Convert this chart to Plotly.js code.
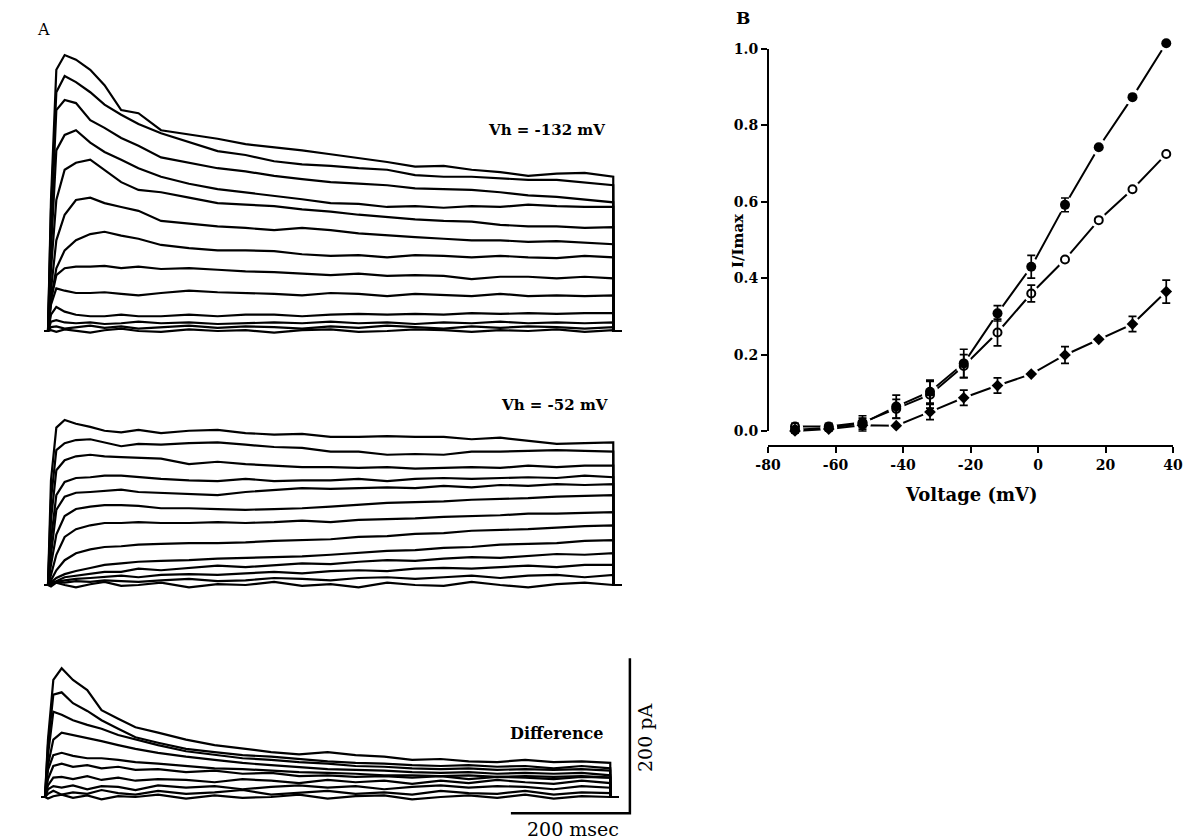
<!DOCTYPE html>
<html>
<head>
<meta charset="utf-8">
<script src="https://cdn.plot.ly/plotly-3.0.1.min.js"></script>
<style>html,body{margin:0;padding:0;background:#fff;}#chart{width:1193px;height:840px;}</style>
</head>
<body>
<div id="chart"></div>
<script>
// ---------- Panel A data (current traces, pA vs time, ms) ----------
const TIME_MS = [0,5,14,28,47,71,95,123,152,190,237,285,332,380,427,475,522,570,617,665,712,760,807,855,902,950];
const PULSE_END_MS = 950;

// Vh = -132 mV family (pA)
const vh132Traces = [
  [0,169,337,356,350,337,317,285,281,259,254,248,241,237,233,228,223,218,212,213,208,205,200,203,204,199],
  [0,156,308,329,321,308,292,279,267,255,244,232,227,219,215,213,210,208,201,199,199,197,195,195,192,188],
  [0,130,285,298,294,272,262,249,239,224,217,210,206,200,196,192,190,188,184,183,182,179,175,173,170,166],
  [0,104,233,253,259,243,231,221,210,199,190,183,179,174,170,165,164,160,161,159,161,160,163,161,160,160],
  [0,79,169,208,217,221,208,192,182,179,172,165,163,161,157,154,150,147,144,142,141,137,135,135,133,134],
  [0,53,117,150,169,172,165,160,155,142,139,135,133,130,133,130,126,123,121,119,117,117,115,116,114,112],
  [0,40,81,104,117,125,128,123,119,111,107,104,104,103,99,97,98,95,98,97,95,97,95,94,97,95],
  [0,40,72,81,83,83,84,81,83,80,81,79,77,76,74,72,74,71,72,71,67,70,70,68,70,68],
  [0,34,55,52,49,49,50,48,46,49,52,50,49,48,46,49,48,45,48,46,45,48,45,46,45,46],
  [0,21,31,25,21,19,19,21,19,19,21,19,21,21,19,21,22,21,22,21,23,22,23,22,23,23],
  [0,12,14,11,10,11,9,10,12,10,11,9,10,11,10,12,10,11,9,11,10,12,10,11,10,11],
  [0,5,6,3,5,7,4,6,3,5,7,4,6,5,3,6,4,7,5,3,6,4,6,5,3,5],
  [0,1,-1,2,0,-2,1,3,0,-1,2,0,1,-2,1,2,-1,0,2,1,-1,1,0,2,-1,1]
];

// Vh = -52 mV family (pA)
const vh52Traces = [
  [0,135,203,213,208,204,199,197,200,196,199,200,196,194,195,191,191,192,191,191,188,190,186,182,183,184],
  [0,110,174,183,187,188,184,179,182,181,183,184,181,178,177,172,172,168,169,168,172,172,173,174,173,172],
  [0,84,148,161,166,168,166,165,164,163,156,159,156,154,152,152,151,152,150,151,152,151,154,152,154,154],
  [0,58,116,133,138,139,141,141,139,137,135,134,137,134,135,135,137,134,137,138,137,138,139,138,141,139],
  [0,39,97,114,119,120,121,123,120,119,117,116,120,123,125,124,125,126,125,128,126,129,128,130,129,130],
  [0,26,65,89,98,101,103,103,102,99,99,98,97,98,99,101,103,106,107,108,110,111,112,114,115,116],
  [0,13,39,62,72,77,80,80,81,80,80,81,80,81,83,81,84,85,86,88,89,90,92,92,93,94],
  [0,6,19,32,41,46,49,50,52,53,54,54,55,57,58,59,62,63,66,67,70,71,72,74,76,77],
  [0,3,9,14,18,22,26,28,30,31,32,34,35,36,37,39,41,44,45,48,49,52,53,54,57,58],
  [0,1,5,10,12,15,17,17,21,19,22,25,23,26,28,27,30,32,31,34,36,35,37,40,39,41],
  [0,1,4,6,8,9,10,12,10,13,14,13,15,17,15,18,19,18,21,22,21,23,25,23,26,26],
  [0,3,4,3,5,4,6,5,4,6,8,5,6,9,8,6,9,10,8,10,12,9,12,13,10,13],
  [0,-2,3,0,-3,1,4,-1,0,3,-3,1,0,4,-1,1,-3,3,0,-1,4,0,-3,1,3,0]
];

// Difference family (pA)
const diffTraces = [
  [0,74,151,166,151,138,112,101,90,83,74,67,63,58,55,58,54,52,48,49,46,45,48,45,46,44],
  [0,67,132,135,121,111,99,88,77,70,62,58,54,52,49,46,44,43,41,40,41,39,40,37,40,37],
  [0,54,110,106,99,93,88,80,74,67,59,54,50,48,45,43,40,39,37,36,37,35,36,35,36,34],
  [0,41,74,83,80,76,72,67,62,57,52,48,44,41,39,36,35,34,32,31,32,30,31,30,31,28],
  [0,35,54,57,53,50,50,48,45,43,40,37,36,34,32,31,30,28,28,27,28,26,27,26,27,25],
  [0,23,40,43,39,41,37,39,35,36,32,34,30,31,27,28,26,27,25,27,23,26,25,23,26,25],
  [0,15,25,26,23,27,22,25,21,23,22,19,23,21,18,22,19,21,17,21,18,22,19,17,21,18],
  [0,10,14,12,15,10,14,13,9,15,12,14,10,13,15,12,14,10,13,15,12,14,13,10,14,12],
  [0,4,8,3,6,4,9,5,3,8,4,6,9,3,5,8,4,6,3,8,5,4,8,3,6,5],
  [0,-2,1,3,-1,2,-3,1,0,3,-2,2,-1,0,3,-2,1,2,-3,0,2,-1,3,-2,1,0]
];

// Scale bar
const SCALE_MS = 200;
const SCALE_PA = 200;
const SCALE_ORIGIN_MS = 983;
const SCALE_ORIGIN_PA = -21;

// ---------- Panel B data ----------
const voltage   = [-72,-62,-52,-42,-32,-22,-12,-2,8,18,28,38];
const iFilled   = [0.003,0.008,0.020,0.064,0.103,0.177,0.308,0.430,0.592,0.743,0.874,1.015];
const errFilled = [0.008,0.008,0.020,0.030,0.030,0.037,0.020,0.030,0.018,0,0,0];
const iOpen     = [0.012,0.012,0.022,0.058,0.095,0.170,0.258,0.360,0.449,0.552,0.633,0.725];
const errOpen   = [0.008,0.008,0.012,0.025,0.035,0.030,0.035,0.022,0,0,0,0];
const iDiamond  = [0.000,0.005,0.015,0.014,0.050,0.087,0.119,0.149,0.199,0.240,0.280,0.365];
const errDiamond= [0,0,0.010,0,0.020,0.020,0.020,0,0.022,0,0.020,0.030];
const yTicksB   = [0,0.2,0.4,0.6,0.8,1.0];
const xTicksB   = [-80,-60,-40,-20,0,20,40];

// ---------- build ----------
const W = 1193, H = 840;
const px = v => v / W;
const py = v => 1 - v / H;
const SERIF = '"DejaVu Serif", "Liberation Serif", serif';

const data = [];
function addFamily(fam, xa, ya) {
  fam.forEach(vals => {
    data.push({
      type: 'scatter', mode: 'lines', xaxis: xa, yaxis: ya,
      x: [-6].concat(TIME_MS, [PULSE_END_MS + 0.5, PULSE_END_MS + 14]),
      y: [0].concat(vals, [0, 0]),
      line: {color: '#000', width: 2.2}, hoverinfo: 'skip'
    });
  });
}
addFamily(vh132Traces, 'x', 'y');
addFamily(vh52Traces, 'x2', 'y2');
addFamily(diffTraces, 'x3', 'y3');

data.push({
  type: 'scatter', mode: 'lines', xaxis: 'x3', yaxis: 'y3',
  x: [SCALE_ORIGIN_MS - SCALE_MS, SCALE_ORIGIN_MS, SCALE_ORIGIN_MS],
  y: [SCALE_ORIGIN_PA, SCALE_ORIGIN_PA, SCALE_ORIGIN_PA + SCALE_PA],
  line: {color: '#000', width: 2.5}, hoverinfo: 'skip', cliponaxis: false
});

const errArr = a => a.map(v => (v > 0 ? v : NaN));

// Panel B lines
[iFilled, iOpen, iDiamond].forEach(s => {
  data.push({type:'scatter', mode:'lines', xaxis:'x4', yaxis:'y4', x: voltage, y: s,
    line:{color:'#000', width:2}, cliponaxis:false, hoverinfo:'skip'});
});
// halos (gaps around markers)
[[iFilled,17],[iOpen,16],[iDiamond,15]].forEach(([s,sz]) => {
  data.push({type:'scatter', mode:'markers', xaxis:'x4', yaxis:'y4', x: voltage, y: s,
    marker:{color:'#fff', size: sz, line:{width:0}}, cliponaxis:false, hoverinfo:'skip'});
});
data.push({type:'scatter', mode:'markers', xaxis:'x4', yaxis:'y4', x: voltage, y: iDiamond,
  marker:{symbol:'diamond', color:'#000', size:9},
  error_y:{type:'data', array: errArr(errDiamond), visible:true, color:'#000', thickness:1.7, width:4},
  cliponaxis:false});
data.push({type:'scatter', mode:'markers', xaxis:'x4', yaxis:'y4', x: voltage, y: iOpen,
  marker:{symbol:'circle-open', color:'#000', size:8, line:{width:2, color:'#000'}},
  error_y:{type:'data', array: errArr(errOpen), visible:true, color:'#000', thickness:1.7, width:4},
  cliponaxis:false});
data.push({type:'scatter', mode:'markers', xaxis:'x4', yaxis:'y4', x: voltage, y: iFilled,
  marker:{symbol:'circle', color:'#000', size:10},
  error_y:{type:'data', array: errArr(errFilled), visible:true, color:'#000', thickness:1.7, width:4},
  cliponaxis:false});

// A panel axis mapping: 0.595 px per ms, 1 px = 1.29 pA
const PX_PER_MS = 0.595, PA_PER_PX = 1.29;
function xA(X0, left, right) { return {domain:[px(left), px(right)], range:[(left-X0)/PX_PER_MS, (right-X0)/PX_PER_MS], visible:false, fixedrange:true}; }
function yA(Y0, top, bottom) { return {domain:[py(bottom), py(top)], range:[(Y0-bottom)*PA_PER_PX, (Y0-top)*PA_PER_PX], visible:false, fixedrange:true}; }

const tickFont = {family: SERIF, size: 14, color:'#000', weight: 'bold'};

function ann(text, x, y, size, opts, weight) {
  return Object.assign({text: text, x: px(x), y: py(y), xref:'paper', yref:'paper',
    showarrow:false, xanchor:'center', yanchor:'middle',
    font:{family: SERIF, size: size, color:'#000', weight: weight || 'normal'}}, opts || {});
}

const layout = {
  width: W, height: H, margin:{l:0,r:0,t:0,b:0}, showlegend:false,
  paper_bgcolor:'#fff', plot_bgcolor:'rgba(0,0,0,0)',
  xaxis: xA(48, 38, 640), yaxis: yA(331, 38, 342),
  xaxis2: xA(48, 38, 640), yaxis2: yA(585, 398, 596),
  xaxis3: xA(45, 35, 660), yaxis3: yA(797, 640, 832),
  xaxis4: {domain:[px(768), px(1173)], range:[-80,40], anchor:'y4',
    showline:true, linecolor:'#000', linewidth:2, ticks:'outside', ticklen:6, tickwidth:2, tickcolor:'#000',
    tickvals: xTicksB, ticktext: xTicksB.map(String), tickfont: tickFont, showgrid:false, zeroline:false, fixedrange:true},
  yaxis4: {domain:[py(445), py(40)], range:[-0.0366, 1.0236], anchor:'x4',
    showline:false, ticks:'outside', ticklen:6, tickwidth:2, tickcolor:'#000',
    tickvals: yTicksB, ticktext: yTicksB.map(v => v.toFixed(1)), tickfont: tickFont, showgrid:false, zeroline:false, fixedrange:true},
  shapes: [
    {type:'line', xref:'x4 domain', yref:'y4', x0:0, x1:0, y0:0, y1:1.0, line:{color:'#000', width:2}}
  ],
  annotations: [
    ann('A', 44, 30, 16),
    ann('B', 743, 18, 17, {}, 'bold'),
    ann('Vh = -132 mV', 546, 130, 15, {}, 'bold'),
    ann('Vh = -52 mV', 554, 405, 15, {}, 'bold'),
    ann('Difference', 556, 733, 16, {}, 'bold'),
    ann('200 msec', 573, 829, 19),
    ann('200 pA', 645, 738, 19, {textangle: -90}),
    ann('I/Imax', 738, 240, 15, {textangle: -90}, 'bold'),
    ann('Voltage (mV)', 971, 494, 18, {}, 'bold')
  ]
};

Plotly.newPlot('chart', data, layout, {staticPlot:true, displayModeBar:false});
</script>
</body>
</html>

▶ [Work to complete]: From the opening line of the listing above through the line bearing "const PULSE_END_MS = 950;", repeat each line exactly. Drop every picture.

▶ [Response to this exercise]:
Convert this chart to Plotly.js code.
<!DOCTYPE html>
<html>
<head>
<meta charset="utf-8">
<script src="https://cdn.plot.ly/plotly-3.0.1.min.js"></script>
<style>html,body{margin:0;padding:0;background:#fff;}#chart{width:1193px;height:840px;}</style>
</head>
<body>
<div id="chart"></div>
<script>
// ---------- Panel A data (current traces, pA vs time, ms) ----------
const TIME_MS = [0,5,14,28,47,71,95,123,152,190,237,285,332,380,427,475,522,570,617,665,712,760,807,855,902,950];
const PULSE_END_MS = 950;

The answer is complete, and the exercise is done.